Femtosecond Laser Ablation of a Bulk Graphite Target in Water for Polyyne and Nanomaterial Synthesis

Abstract

Laser ablation of a bulk graphite target in water using femtosecond laser pulses (pulse width ≤ 190 fs) was performed to investigate the synthesis of polyynes and carbon-based nanomaterials and compare them with the well-studied cases of longer pulse (picosecond or nanosecond) ablations. The laser ablation products were characterized using UV-vis absorption spectroscopy, Raman spectroscopy, X-ray diffraction, and transmission electron microscopy, whereas the induced plasma plumes were characterized using laser-induced breakdown spectroscopy. Carbon-based nanomaterials and short-chain polyynes (C6H2 and C8H2) are formed in the solutions as proven by their characteristic absorption band at ~262 nm and peaks in the region of 190–240 nm as well as at around 2100 cm−1 in the Raman spectra, respectively.
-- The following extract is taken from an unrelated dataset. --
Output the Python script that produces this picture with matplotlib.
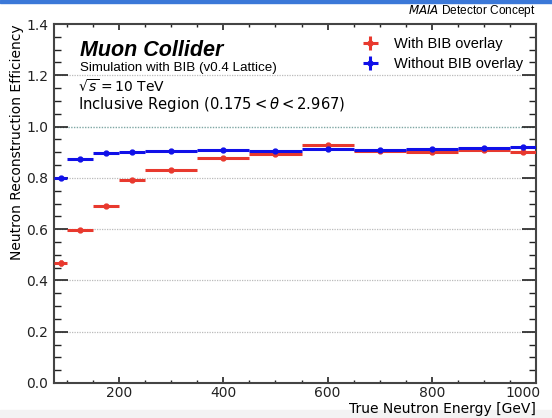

Polyynes (C8H2) are present in the solutions that are produced under an ablation that is carried out in two intervals with a short pause between them, which is contrary to a continuous ablation that is performed for the same total time duration. The ablation products have a hexagonal graphite crystal structure. The carbon-based nanomaterials consist of large non-spherical and small spherical nanoparticles as well as sheet-like structures. The results of the study were compared with previous studies and discussed based on those studies.